ニュージーランドの医療制度で日本と大きく異なる点の一つに、GP(General Practitioner)というかかりつけ医制度があります。湿疹だろうが、風邪だろうが、捻挫だろうが、まずはGPがすべてを診察してから、必要に応じて専門医へ紹介します。このため、私のGPの名前を伝えて、私立の専門病院への紹介を依頼するレターをGP宛てにメールしてもらうことになりました(家に帰ったころにはもうそのメールがCCで届いていました)。この検査は59ドルで、目の関係とは会計が別らしく、診察室で先生の差し出すカード端末機で支払いました。
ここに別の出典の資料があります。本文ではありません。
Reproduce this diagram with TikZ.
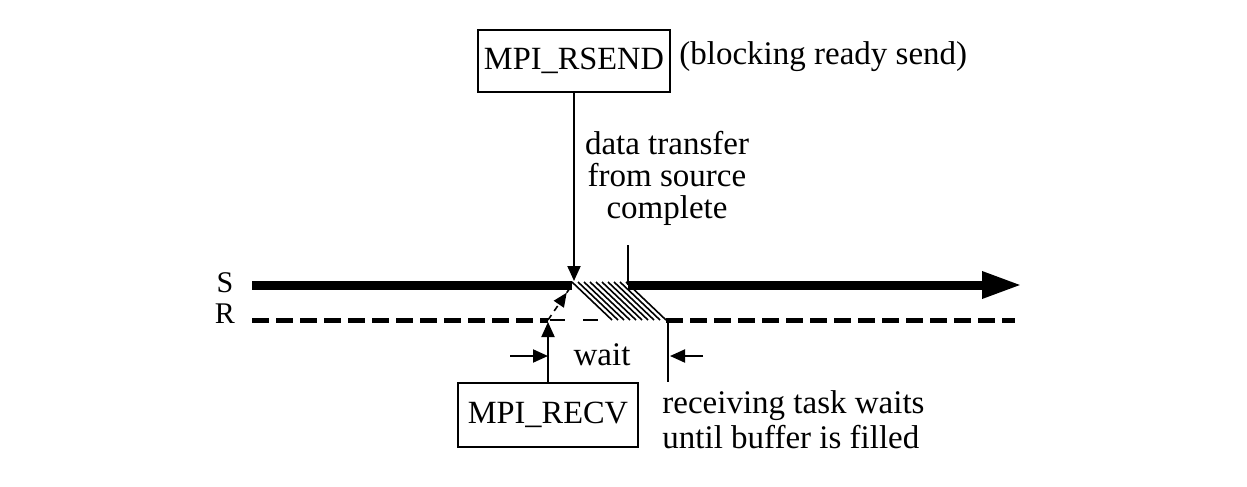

さらに日本と違う点として、ニュージーランドのPublic(公立)医療は無料です。しかし、待ち時間が長いのが問題です。MRIは日本だったら、健康保険のお陰で1万円もあればすぐに受けられるでしょうが、こちらではPrivate(私立)で受けると数千ドルになるはず。今回、Publicだったらどれぐらい待つか聞いたら、「緊急性が低いので、5、6カ月掛かるだろう」とのこと。Privateの医療を受けるための医療保険に我が家は入っていますが、保険を使うために払うExcessというお金が必要だし、もし脳に腫瘍が見つかったとしたら、治療はNZで大丈夫か、などと不安がよぎりました。
とりあえず家に帰って、夫に説明しているうちに、すっかり落ち込んでしまって、この日の夕食の準備は夫に、片付けは娘にしてもらいました。心が落ち込むと、体が動かなくなるものであることを改めて実感しました。
昨日は落ち込みましたが、今日は気を取り直すことができました。耳が聞こえる、って、本当にありがたいことだなあとしみじみ思います。もしMRIで腫瘍が見つかってしまったら、手術かなあ。ものすごく大変そうです。そして、もし腫瘍が見つからなかったら、それはそれで、なぜ聴覚が落ちてしまったのでしょうか。やっぱりストレスなのかなあ。この2年間の日本の家族のことは、本当にいろいろ大変だったからなあ。医療が日本より遅れているのは間違いないので、日本だったらもっと簡単に原因が分かったりするのかなあ。
いろいろ私なりに検索しましたが、私のように聴覚の低下に気づかなかったという体験談が見つからなかったので、もしかしたらほかの人の役に立つことがあったらいいなあ、と思い、自分の記録を兼ねて書いてみることにしました。